"Scientists trap and relocate young eels, helping the species and reviving an ecosystem. Some say assisted migration could help other species survive the warming planet."
"CONOWINGO, Md. — A pandemic rages. Wildfires are blazing. ‘Murder hornets’ invade. For those looking for it, Steve Minkkinen of the U.S. Fish and Wildlife Service has some rare happy news.
“Actually, 2020 was a good year for something,” he says. He’s talking about American eels. They’re having a good year — a good decade, in fact — continuing their unlikely comeback in the largest river on the East Coast, with help from daily truck rides.
For more than a decade, biologists have been trapping baby eels in the Susquehanna River and trucking them past four hydroelectric dams to release them in freshwater creeks upstream.

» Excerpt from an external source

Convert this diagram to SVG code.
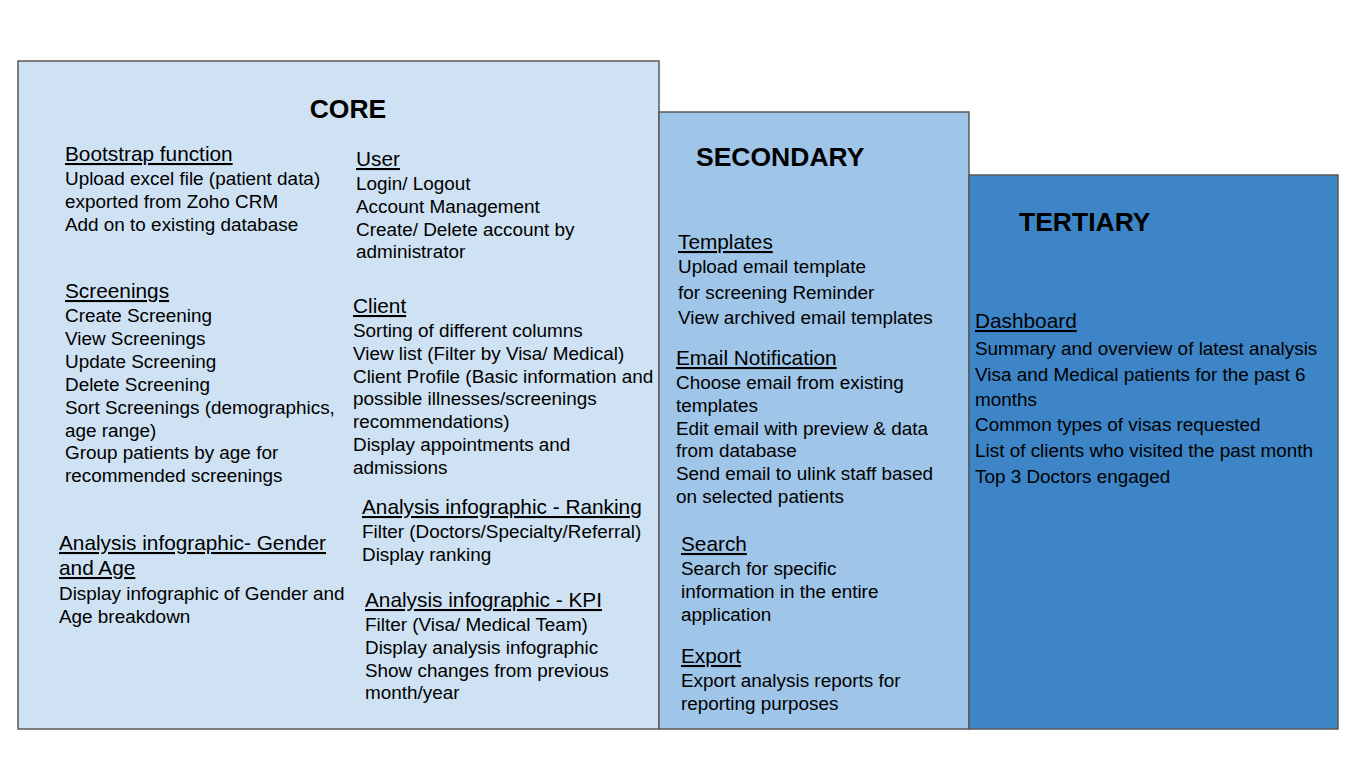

Dams interrupt the natural migration routes of the eels, which are born in the Chesapeake Bay and then swim upriver, sometimes hundreds of miles, into freshwater streams, where they grow into adulthood before eventually returning to the bay.
The idea of trapping and physically relocating a species — in this case, moving eels around physical obstacles — is gaining new interest as the planet warms and causes some plant and animal species to struggle in their native habitats. Moving them to a more hospitable home, also known as assisted migration, may be one way to save some species as the climate changes."
Clare Fieseler reports for the Washington Post September 17, 2020.